*200 copies limited edition* With Processing Music, Casimir Geelhoed reasserts himself as one of the Dutch underground’s most quietly inventive composers, crafting an album that balances introspective digital musique concrète with the indeterminate poetry of acoustics. Geelhoed, known for his performances at festivals including Rewire, CTM, and FIBER, brings together a rigorous suite of self-developed software, live processing, and spatial sound to question how memory and transformation can be expressed musically without relying on nostalgia or familiar motifs.
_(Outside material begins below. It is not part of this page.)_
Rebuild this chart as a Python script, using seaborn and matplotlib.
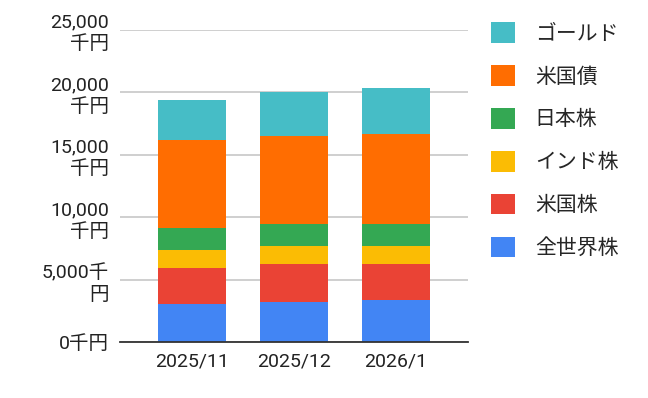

Throughout the album, threads of overstimulation and fragility weave together, surfacing in moments where electronic and acoustic sources drift in and out of unrecognizability. Prepared organ tones, granular textures, and subtle glitches echo Geelhoed’s fascination with the instabilities inherent in signal processing, turning small sonic changes—sometimes as delicate as a breath or twitch—into the central drama. Yet there is also warmth: passages where timbres bloom and recede, hinting at fleeting clarity before fracturing once more. Geelhoed’s careful layering manipulates the listener's sense of distance and proximity, making each fragment feel unsettled but strangely familiar. The album finds its conceptual roots in Geelhoed’s recurrent interests in how sounds evolve over time: “It is about how that stream evolves… what these changes mean.” His process often involves iteratively applying digital techniques until the source itself is nearly effaced, foregrounding the transformation as both a sonic and emotional event. This approach resonates with the kind of careful abstraction and material investigation seen in the works of composers such as Mark Fell, Philip Sherburne, and Kenneth Goldsmith, all of whom have grappled with the poetic limits of digital music.
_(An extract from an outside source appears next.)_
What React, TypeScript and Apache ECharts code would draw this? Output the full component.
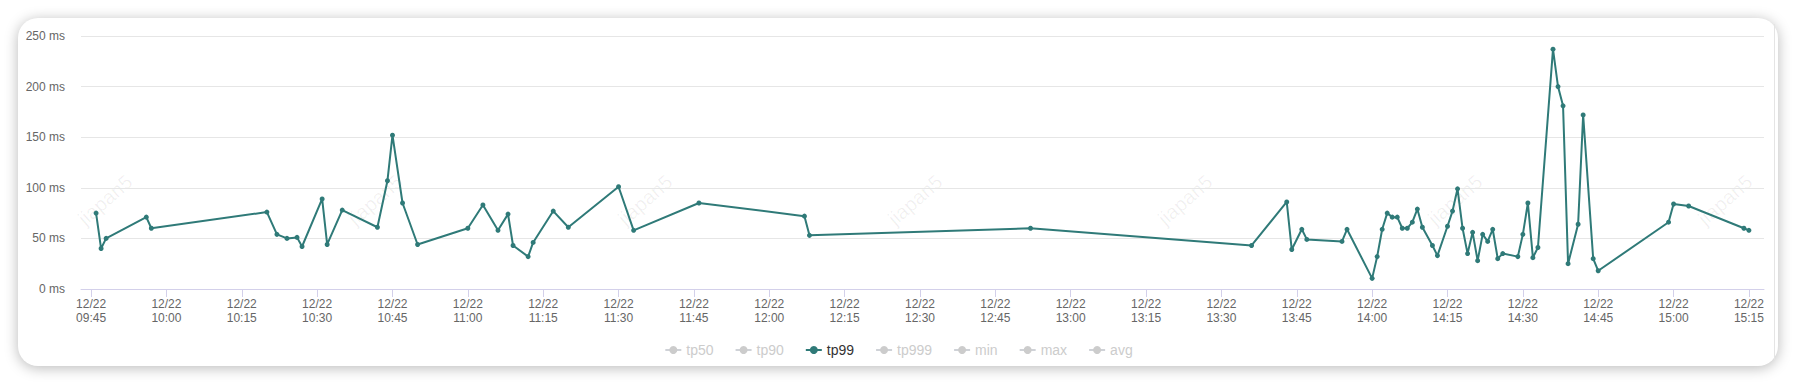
import React, { useEffect, useRef } from "react";
import * as echarts from "echarts";

const DAY = [2023, 11, 22];
const AXIS_MIN = "09:43";
const AXIS_MAX = "15:18";
const tickTimes = ["09:45","10:00","10:15","10:30","10:45","11:00","11:15","11:30","11:45","12:00","12:15","12:30","12:45","13:00","13:15","13:30","13:45","14:00","14:15","14:30","14:45","15:00","15:15"];

const times = ["09:46","09:47","09:48","09:56","09:57","10:20","10:22","10:24","10:26","10:27","10:31","10:32","10:35","10:42","10:44","10:45","10:47","10:50","11:00","11:03","11:06","11:08","11:09","11:12","11:13","11:17","11:20","11:30","11:33","11:46","12:07","12:08","12:52","13:36","13:43","13:44","13:46","13:47","13:54","13:55","14:00","14:01","14:02","14:03","14:04","14:05","14:06","14:07","14:08","14:09","14:10","14:12","14:13","14:15","14:16","14:17","14:18","14:19","14:20","14:21","14:22","14:23","14:24","14:25","14:26","14:29","14:30","14:31","14:32","14:33","14:36","14:37","14:38","14:39","14:41","14:42","14:44","14:45","14:59","15:00","15:03","15:14","15:15"];

const tp99 = [75,40,50,71,60,76,54,50,51,42,89,44,78,61,107,152,85,44,60,83,58,74,43,32,46,77,61,101,58,85,72,53,60,43,86,39,59,49,47,59,10.5,32,59,75,71,71,60,60,66,79,61,43,33,62,77,99,60,35,56,28,54,47,59,30,35,32,54,85,31,41,237,200,181,25,64,172,30,18,66,84,82,60,58];

const seriesNames = ["tp50", "tp90", "tp99", "tp999", "min", "max", "avg"];
const yTicks = [0, 50, 100, 150, 200, 250];
const watermarkText = "jiapan5";

const LINE = "#2f7a78";
const FONT = "Liberation Sans, Arial, sans-serif";

function toTs(hm: string): number {
  const [h, m] = hm.split(":").map(Number);
  return new Date(DAY[0], DAY[1], DAY[2], h, m, 0).getTime();
}
const pad = (n: number) => (n < 10 ? "0" + n : "" + n);

export default function App() {
  const ref = useRef<HTMLDivElement>(null);
  useEffect(() => {
    if (!ref.current) return;
    const chart = echarts.init(ref.current, null, { renderer: "svg" });
    const data = times.map((t, i) => [toTs(t), tp99[i]]);
    const tickVals = tickTimes.map(toTs);
    const selected: Record<string, boolean> = {};
    seriesNames.forEach((n) => (selected[n] = n === "tp99"));
    const wmX = [105, 375, 645, 915, 1185, 1455, 1725];
    chart.setOption({
      animation: false,
      backgroundColor: "transparent",
      textStyle: { fontFamily: FONT },
      grid: { left: 81, right: 33, top: 36, bottom: 95, containLabel: false },
      legend: {
        data: seriesNames,
        selected,
        top: 338,
        left: "center",
        itemWidth: 16,
        itemHeight: 10,
        itemGap: 21,
        inactiveColor: "#cccccc",
        textStyle: { fontSize: 14, color: "#333", fontFamily: FONT },
      },
      graphic: wmX.map((x) => ({
        type: "text",
        x,
        y: 200,
        rotation: 0.72,
        z: -10,
        silent: true,
        style: {
          text: watermarkText,
          fill: "rgba(0,0,0,0.06)",
          font: "20px " + FONT,
          textAlign: "center",
          textVerticalAlign: "middle",
        },
      })),
      xAxis: {
        type: "value",
        min: toTs(AXIS_MIN),
        max: toTs(AXIS_MAX),
        axisLine: { lineStyle: { color: "#d3d0ea" } },
        axisTick: { show: true, length: 8, customValues: tickVals, lineStyle: { color: "#d3d0ea" } },
        splitLine: { show: false },
        axisLabel: {
          customValues: tickVals,
          color: "#666",
          fontSize: 12,
          lineHeight: 14,
          margin: 8,
          fontFamily: FONT,
          formatter: (v: number) => {
            const d = new Date(v);
            return pad(d.getMonth() + 1) + "/" + pad(d.getDate()) + "\n" + pad(d.getHours()) + ":" + pad(d.getMinutes());
          },
        },
      },
      yAxis: {
        type: "value",
        min: yTicks[0],
        max: yTicks[yTicks.length - 1],
        interval: 50,
        axisLine: { show: false },
        axisTick: { show: false },
        splitLine: { lineStyle: { color: "#e6e6e6" } },
        axisLabel: { color: "#666", fontSize: 12, margin: 16, formatter: "{value} ms", fontFamily: FONT },
      },
      series: seriesNames.map((n) => ({
        name: n,
        type: "line",
        symbol: "circle",
        symbolSize: 5,
        showAllSymbol: true,
        lineStyle: { width: 2, color: LINE },
        itemStyle: { color: n === "tp99" ? LINE : "#cccccc" },
        data: n === "tp99" ? data : [],
      })),
    });
    return () => chart.dispose();
  }, []);

  return (
    <div style={{ position: "absolute", left: 0, top: 0, width: 1797, height: 384, background: "#ffffff", overflow: "hidden" }}>
      <div
        style={{
          position: "absolute",
          left: 18,
          top: 18,
          width: 1760,
          height: 348,
          borderRadius: 20,
          background: "#fff",
          boxShadow: "0 2px 14px rgba(0,0,0,0.28)",
        }}
      />
      <div style={{ position: "absolute", left: 1774, top: 24, width: 1, height: 336, background: "#e4e4e4" }} />
      <div ref={ref} style={{ position: "absolute", left: 0, top: 0, width: 1797, height: 384 }} />
    </div>
  );
}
Listeners expecting overt climaxes or dramatic flourishes may instead find a music of gradual revelation and subtle complexity. There is little that announces itself; instead, transformations are often slow, nearly imperceptible, encouraging a deeper engagement with sound as process rather than product. The album’s spatial audio design underscores this, using 4DSOUND techniques to diffuse and dissipate sonic events in real time. Ultimately, Processing Music reframes the potential of software-driven composition as a potential site for both introspection and collective listening. Geelhoed refuses nostalgia, instead offering a music that is always “going somewhere”—restless, unfinished, and deeply attuned to the delicacies of perception. The album stands as a testament to the richness possible when digital technique serves not as an end, but as a means for exploring the fundamental uncertainties of musical experience.